4. Magnetic Bit Holders
These make repetitive fixing easier when you are up a ladder, working one-handed or running lots of screws into awkward corners. Less dropped fixings, less faff, quicker progress.
Choose the Right Screws for the Job
Use this quick guide to narrow down the fixing before you start driving screws at the wrong material.
| Your Job | Screw Type | Key Features |
|---|---|---|
| Studwork, timber framing and general first fix | Wood screws or multi-purpose screws | Deep thread, fast pull-in, countersunk head and good bite in softwood or sheet timber |
| Decking, fencing and exterior timber | Decking screws or stainless steel screws | Weather-resistant coating, corrosion protection and lengths suited to treated timber boards |
| Metal brackets, sheet and trunking | Metal screws or self-tapping screws | Thread suited to thin metal, clean start and secure hold without fighting the fixing |
| Boarding walls and ceilings | Plasterboard screws | Bugle head, sharp point and thread options for timber or metal stud |
| Direct fixing into masonry or concrete | Concrete screws | High grip thread, no plug needed in many jobs and quick install for channels or brackets |
Common Buying and Usage Mistakes
- Using indoor screws outside is a classic mistake. The coating fails, rust creeps in and the fixing can stain or weaken, so use galvanised screws or stainless steel screws where weather is part of the job.
- Choosing the wrong length wastes time fast. Too short and the fixing will not hold properly, too long and you risk splitting timber or blowing through the back of the work.
- Driving screws with the wrong bit size rounds the head and ruins the fixing. Match the drive exactly and change worn bits before they start chewing through boxes of screws.
- Skipping pilot holes in hardwood or near board edges can split the material and spoil the finish.
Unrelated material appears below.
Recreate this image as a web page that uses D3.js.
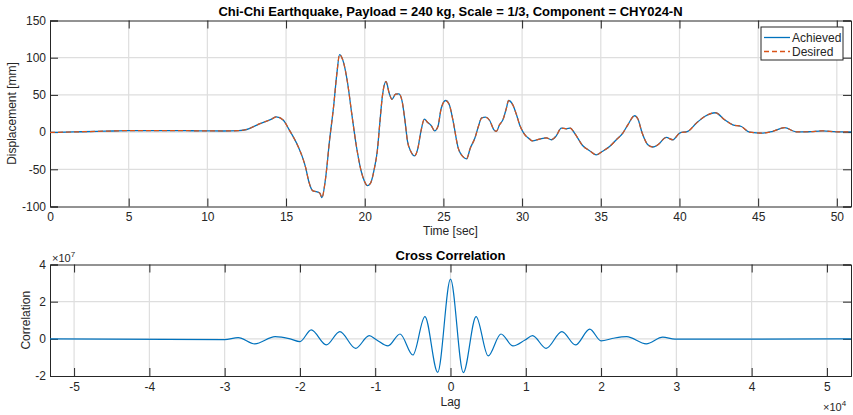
<!DOCTYPE html>
<html>
<head>
<meta charset="utf-8">
<script src="https://cdn.jsdelivr.net/npm/d3@7"></script>
<style>
  body { margin: 0; background: #fff; }
  svg { font-family: "Liberation Sans", Arial, Helvetica, sans-serif; }
</style>
</head>
<body>
<script>
// time axis of the displacement history [sec]
const timeSec = [0, 1, 2, 3, 4, 5, 6, 7, 8, 9, 10, 11, 12, 12.5, 13.3, 14.08, 14.38, 14.8, 15.23, 15.76,
  16.03, 16.25, 16.44, 16.71, 16.92, 17.14, 17.28, 17.5, 17.77, 18.02, 18.23, 18.4, 18.66, 18.91, 19.17,
  19.47, 19.78, 19.98, 20.17, 20.36, 20.62, 20.8, 20.95, 21.12, 21.35, 21.56, 21.73, 21.96, 22.17, 22.38,
  22.55, 22.72, 22.93, 23.17, 23.38, 23.57, 23.79, 24.0, 24.23, 24.44, 24.65, 24.86, 25.14, 25.37, 25.6,
  25.94, 26.24, 26.47, 26.71, 27.0, 27.22, 27.43, 27.68, 27.94, 28.21, 28.36, 28.57, 28.78, 29.0, 29.14,
  29.4, 29.65, 29.84, 30.1, 30.48, 30.65, 31.11, 31.54, 31.86, 32.17, 32.49, 32.81, 33.06, 33.33, 33.86,
  34.29, 34.71, 35.09, 35.56, 35.99, 36.4, 36.72, 37.15, 37.36, 37.63, 37.99, 38.31, 38.63, 39.16, 39.58,
  40.01, 40.53, 41.07, 41.6, 42.29, 42.87, 43.39, 43.93, 44.45, 45.3, 45.93, 46.68, 47.42, 48.2, 49.11,
  50.0, 50.9];

// achieved table displacement [mm]
const achievedMm = [-0.5, 0, 0.5, 1, 1.5, 2, 2, 2, 2, 1.8, 1.7, 1.5, 2, 3.5, 11, 17.5, 20.5, 16.5, 2, -19,
  -33, -48, -66, -79, -80, -82, -88, -64, -10, 34, 79, 104, 93, 66, 25.5,
  -19, -53, -66, -72, -69, -48, -25, 10, 48, 68, 52, 44, 51, 51.5, 41,
  16.5, -12.6, -26, -32, -21.5, 1, 17.5, 13, 8.5, 1.7, 7.5, 32, 42.5, 37, 16.5,
  -21.5, -33, -36, -21.5, -8, 7.5, 19, 20, 15.6, 3, 1, 10, 16.5, 32, 42.5,
  37, 23, 10, -1.3, -9.4, -11.7, -9.4, -7.7, -10.3, -5, 5.4, 4.4, 5.4, -1.3, -18.4,
  -25, -30.5, -26, -19.4, -10.3, -1.3, 9.8, 22, 17.5, -1.3, -17, -20, -17, -7.2, -10.3,
  -1.3, 1, 12, 21, 26, 16.5, 9.8, 7.5, 0, -1.3, 1, 6, 0.4, 0.5, 1.7,
  0.4, 0.4];

// desired (reference) displacement [mm] - lies on top of the achieved trace
const desiredMm = [-0.5, 0, 0.5, 1, 1.5, 2, 2, 2, 2, 1.8, 1.7, 1.5, 2, 3.5, 11, 17.5, 20.5, 16.5, 2, -19,
  -33, -48, -66, -79, -80, -82, -88, -64, -10, 34, 79, 104, 93, 66, 25.5,
  -19, -53, -66, -72, -69, -48, -25, 10, 48, 68, 52, 44, 51, 51.5, 41,
  16.5, -12.6, -26, -32, -21.5, 1, 17.5, 13, 8.5, 1.7, 7.5, 32, 42.5, 37, 16.5,
  -21.5, -33, -36, -21.5, -8, 7.5, 19, 20, 15.6, 3, 1, 10, 16.5, 32, 42.5,
  37, 23, 10, -1.3, -9.4, -11.7, -9.4, -7.7, -10.3, -5, 5.4, 4.4, 5.4, -1.3, -18.4,
  -25, -30.5, -26, -19.4, -10.3, -1.3, 9.8, 22, 17.5, -1.3, -17, -20, -17, -7.2, -10.3,
  -1.3, 1, 12, 21, 26, 16.5, 9.8, 7.5, 0, -1.3, 1, 6, 0.4, 0.5, 1.7,
  0.4, 0.4];

// cross correlation, lag in units of 1e4 samples, correlation in units of 1e7
const lagE4 = [-5.32, -3.0, -2.82, -2.6, -2.33, -2.13, -2.0, -1.85, -1.65, -1.47, -1.26, -1.08, -0.98,
  -0.83, -0.67, -0.5, -0.34, -0.17, 0, 0.17, 0.34, 0.5, 0.67, 0.83, 0.99, 1.09, 1.27, 1.48, 1.66, 1.85,
  2.0, 2.16, 2.34, 2.6, 2.82, 2.98, 5.32];
const corrE7 = [0, -0.04, 0.07, -0.27, 0.12, 0, -0.15, 0.48, -0.33, 0.39, -0.51, 0.17, -0.06,
  -0.38, 0.26, -0.87, 1.2, -1.8, 3.21, -1.82, 1.2, -0.92, 0.26, -0.38, -0.06, 0.17, -0.51, 0.39, -0.33, 0.52,
  -0.11, 0.03, 0.12, -0.27, 0.09, -0.02, 0];

const timeTicks = [0, 5, 10, 15, 20, 25, 30, 35, 40, 45, 50];
const dispTicks = [-100, -50, 0, 50, 100, 150];
const lagTicks = [-5, -4, -3, -2, -1, 0, 1, 2, 3, 4, 5];
const corrTicks = [-2, 0, 2, 4];

const seriesNames = ['Achieved', 'Desired'];
const titleTop = 'Chi-Chi Earthquake, Payload = 240 kg, Scale = 1/3, Component = CHY024-N';
const titleBottom = 'Cross Correlation';

const W = 853, H = 415;
const BLUE = '#0072bd', ORANGE = '#d95319', INK = '#262626', GRID = '#dedede';

const svg = d3.select('body').append('svg')
  .attr('width', W).attr('height', H)
  .attr('viewBox', `0 0 ${W} ${H}`);

// draw one MATLAB-like axes box with inward ticks and a grid
function drawAxes(box, x, y, xTicks, yTicks) {
  const g = svg.append('g');
  const fmt = d => String(d);

  // grid
  g.append('g').selectAll('line').data(xTicks.filter(t => x(t) > box.left + 1 && x(t) < box.right - 1))
    .enter().append('line')
    .attr('x1', d => x(d)).attr('x2', d => x(d))
    .attr('y1', box.top).attr('y2', box.bottom)
    .attr('stroke', GRID).attr('stroke-width', 1.2);
  g.append('g').selectAll('line').data(yTicks.filter(t => y(t) > box.top + 1 && y(t) < box.bottom - 1))
    .enter().append('line')
    .attr('y1', d => y(d)).attr('y2', d => y(d))
    .attr('x1', box.left).attr('x2', box.right)
    .attr('stroke', GRID).attr('stroke-width', 1.2);

  const axes = [
    g.append('g').attr('transform', `translate(0,${box.bottom})`)
      .call(d3.axisBottom(x).tickValues(xTicks).tickFormat(fmt).tickSize(-8).tickPadding(6)),
    g.append('g').attr('transform', `translate(0,${box.top})`)
      .call(d3.axisTop(x).tickValues(xTicks).tickFormat('').tickSize(-8)),
    g.append('g').attr('transform', `translate(${box.left},0)`)
      .call(d3.axisLeft(y).tickValues(yTicks).tickFormat(fmt).tickSize(-8).tickPadding(4)),
    g.append('g').attr('transform', `translate(${box.right},0)`)
      .call(d3.axisRight(y).tickValues(yTicks).tickFormat('').tickSize(-8))
  ];
  axes.forEach(a => {
    a.select('.domain').attr('stroke', INK).attr('stroke-width', 1);
    a.selectAll('.tick line').attr('stroke', INK);
    a.selectAll('.tick text').attr('fill', INK).attr('font-size', 12)
      .attr('font-family', '"Liberation Sans", Arial, sans-serif');
  });
  return g;
}

// ---------- top: displacement history ----------
const topBox = { left: 50, right: 851, top: 20.5, bottom: 206.5 };
const xT = d3.scaleLinear().domain([0, 50.9]).range([topBox.left, topBox.right]);
const yT = d3.scaleLinear().domain([-100, 150]).range([topBox.bottom, topBox.top]);

drawAxes(topBox, xT, yT, timeTicks, dispTicks);

const dispLine = vals => d3.line()
  .x((d, i) => xT(timeSec[i]))
  .y(d => yT(d))
  .curve(d3.curveMonotoneX)(vals);

svg.append('path').attr('d', dispLine(achievedMm))
  .attr('fill', 'none').attr('stroke', BLUE).attr('stroke-width', 1.3);
svg.append('path').attr('d', dispLine(desiredMm))
  .attr('fill', 'none').attr('stroke', ORANGE).attr('stroke-width', 1.2)
  .attr('stroke-dasharray', '5,3');

svg.append('text').attr('x', (topBox.left + topBox.right) / 2).attr('y', 16)
  .attr('text-anchor', 'middle').attr('font-weight', 'bold').attr('font-size', 13)
  .attr('fill', '#000').text(titleTop);
svg.append('text').attr('x', (topBox.left + topBox.right) / 2).attr('y', 235)
  .attr('text-anchor', 'middle').attr('font-size', 12).attr('fill', INK).text('Time [sec]');
svg.append('text').attr('transform', `translate(16,${(topBox.top + topBox.bottom) / 2}) rotate(-90)`)
  .attr('text-anchor', 'middle').attr('font-size', 12).attr('fill', INK).text('Displacement [mm]');

// legend
const leg = svg.append('g').attr('transform', 'translate(761,27)');
leg.append('rect').attr('width', 82).attr('height', 33)
  .attr('fill', '#fff').attr('stroke', INK).attr('stroke-width', 1);
seriesNames.forEach((name, i) => {
  const ly = 10.5 + i * 14;
  leg.append('line').attr('x1', 3).attr('x2', 29).attr('y1', ly).attr('y2', ly)
    .attr('stroke', i === 0 ? BLUE : ORANGE).attr('stroke-width', i === 0 ? 1.3 : 1.3)
    .attr('stroke-dasharray', i === 0 ? null : '5,3');
  leg.append('text').attr('x', 31).attr('y', ly + 4.3).attr('font-size', 12)
    .attr('fill', INK).text(name);
});

// ---------- bottom: cross correlation ----------
const botBox = { left: 50, right: 851, top: 264.5, bottom: 376 };
const xB = d3.scaleLinear().domain([-5.32, 5.32]).range([botBox.left, botBox.right]);
const yB = d3.scaleLinear().domain([-2, 4]).range([botBox.bottom, botBox.top]);

drawAxes(botBox, xB, yB, lagTicks, corrTicks);

svg.append('path')
  .attr('d', d3.line().x((d, i) => xB(lagE4[i])).y(d => yB(d)).curve(d3.curveMonotoneX)(corrE7))
  .attr('fill', 'none').attr('stroke', BLUE).attr('stroke-width', 1.2);

svg.append('text').attr('x', (botBox.left + botBox.right) / 2).attr('y', 259.5)
  .attr('text-anchor', 'middle').attr('font-weight', 'bold').attr('font-size', 13)
  .attr('fill', '#000').text(titleBottom);
svg.append('text').attr('x', (botBox.left + botBox.right) / 2).attr('y', 406)
  .attr('text-anchor', 'middle').attr('font-size', 12).attr('fill', INK).text('Lag');
svg.append('text').attr('transform', `translate(30,${(botBox.top + botBox.bottom) / 2}) rotate(-90)`)
  .attr('text-anchor', 'middle').attr('font-size', 12).attr('fill', INK).text('Correlation');

// exponent labels
function expLabel(x, y, exp) {
  const t = svg.append('text').attr('x', x).attr('y', y).attr('font-size', 11).attr('fill', INK);
  t.append('tspan').text('\u00d710');
  t.append('tspan').attr('font-size', 8).attr('dy', -5).text(exp);
}
expLabel(52, 262, '7');
expLabel(823, 411, '4');
</script>
</body>
</html>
Pre-drill where the timber is dense, brittle or visible.
- Using timber screws in metal, or metal screws in timber, gives poor holding power and a slow install. Match the screw type to the base material so it bites properly first time.
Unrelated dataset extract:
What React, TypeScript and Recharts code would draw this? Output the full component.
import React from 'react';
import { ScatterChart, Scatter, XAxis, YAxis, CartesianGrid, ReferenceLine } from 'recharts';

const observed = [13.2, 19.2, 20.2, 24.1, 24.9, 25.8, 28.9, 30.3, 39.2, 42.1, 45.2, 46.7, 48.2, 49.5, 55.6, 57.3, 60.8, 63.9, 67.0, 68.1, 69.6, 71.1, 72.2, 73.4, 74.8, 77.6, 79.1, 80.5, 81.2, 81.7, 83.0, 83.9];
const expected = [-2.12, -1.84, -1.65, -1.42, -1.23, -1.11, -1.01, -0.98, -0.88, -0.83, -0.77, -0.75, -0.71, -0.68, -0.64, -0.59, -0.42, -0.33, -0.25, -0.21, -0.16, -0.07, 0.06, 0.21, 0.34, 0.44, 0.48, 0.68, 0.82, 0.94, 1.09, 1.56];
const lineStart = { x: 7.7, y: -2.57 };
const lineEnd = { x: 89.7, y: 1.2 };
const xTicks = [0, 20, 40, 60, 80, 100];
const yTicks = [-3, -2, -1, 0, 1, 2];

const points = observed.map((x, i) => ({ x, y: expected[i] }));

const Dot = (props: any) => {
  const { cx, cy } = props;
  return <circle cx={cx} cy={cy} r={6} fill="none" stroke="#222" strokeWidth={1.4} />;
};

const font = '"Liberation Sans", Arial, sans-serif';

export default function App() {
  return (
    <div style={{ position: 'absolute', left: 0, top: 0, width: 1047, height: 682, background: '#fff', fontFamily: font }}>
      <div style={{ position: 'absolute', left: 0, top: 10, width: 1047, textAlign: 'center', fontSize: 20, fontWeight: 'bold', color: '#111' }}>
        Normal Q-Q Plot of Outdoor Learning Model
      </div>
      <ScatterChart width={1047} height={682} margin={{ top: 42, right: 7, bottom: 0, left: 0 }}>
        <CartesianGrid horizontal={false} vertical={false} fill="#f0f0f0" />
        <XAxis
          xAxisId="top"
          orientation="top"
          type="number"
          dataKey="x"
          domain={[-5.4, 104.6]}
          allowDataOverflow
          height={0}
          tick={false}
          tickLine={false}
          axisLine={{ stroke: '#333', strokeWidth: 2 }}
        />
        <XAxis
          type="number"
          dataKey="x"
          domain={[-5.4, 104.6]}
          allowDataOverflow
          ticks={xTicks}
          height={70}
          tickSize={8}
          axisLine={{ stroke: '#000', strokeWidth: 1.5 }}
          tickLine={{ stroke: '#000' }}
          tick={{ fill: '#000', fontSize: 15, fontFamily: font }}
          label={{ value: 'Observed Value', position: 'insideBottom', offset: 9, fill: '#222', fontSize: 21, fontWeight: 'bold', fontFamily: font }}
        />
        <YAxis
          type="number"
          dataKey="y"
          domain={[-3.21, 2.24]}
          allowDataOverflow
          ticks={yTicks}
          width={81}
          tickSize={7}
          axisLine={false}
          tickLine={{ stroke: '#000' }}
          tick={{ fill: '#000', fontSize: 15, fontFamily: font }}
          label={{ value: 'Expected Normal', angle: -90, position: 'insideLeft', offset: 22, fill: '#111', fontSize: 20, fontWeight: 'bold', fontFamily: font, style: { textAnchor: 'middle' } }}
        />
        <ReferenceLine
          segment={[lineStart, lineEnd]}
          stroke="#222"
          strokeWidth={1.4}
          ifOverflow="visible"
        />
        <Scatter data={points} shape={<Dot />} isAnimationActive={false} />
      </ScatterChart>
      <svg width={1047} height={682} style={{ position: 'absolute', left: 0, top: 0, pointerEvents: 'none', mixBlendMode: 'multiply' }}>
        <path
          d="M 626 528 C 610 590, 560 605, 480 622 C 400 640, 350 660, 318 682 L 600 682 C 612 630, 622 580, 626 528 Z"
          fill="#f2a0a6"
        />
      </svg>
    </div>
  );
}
Wood Screws vs Self-Tapping Screws vs Concrete Screws
Wood Screws
Best for timber, sheet material and general joinery where you need strong pull-in and a neat countersunk finish. They are not the right choice for metal or masonry, and they can struggle if the timber is very hard and you have not piloted it.
Self-Tapping Screws
These are the sensible pick for thin metal, trunking, brackets and sheet where you want quick repetitive fixing. They save time in the right material, but they are not a catch-all replacement for proper timber or masonry screws.
Concrete Screws
Use these when you want a direct fixing into masonry or concrete without messing with plugs on every hole. They are ideal for channels, frames and brackets, but you need the correct pilot hole and clean-out or they will not bite as they should.
Maintenance and Care
Keep Screws Dry
Store loose boxes and tubs somewhere dry in the van or workshop. Once fixings sit in damp packaging, surface corrosion starts and the drive recess can deteriorate before you even use them.
Separate by Type
Do not throw every spare screw into one mixed tub. Keeping wood screws, metal screws and stainless steel screws separate saves guesswork on site and stops the wrong fixing ending up in the wrong job.
Check the Coating
If exterior screws have been rolling round loose with other hardware, inspect the coating before use. Damaged finishes mean reduced corrosion resistance, which is not what you want on decking or fencing.
Replace Worn Driver Bits
A battered bit damages screw heads and slows the whole job down. Fresh bits cost less than the time wasted extracting stripped screws from finished timber or metal.
Why Shop for Screws at ITS?
Whether you need wood screws for first fix, self-tapping screws for metal, decking screws for exterior jobs or plasterboard and concrete screws for specialist fixing, we stock the range properly. It is all in our own warehouse too, so the screws you need are in stock and ready for next day delivery.
Screws FAQs
Can these screws be used outdoors?
Some can, some definitely should not. For outside work, use screws with proper corrosion protection such as stainless steel screws, galvanised screws or dedicated decking screws. Standard interior screws will soon show rust once they are out in weather or damp timber.
What drill bit size should I use for pilot holes?
Use a pilot bit slightly smaller than the screw thread for timber so the threads still get a proper bite. In hardwood, go closer to the screw core size to stop snapping the screw or splitting the timber. For concrete screws, follow the stated pilot size exactly or they will not cut in properly.
Do I need to pre-drill holes for these screws?
Not always, but it is often worth it. Softwood and many multi-purpose screws will go straight in, but hardwood, edge fixings, neat joinery and metal usually benefit from pre-drilling. It keeps the screw straight, reduces splitting and gives a cleaner finish.
What type of screws are best for wood?
Wood screws and multi-purpose screws are the usual answer for timber. They are designed to bite, pull the joint together and sit neatly if you are using a countersunk head. For exterior timber, step up to decking screws, galvanised screws or stainless steel screws depending on exposure.
What type of screws are best for metal?
Go with metal screws or self-tapping screws for thin sheet, brackets and light steel sections. They are made to cut or form a thread in the metal, which makes the job quicker and leaves a more secure fixing than forcing in a timber screw that was never meant for it.
Should I choose stainless steel or galvanised screws?
Galvanised screws are a solid choice for many outdoor jobs and general site use, especially where cost matters. Stainless steel screws are the better bet where the fixing will stay wet, sit in treated timber or face harsher weather for years. If you do not want to revisit the job, stainless is usually the safer call.
What screw head type should I use for a flush finish?
Use a countersunk head if you want the screw to finish flush with the surface. In timber, a quick countersink or pilot helps it sit cleanly without tearing the top fibres. Pan and flange heads are better where you want the head sitting proud to spread the load.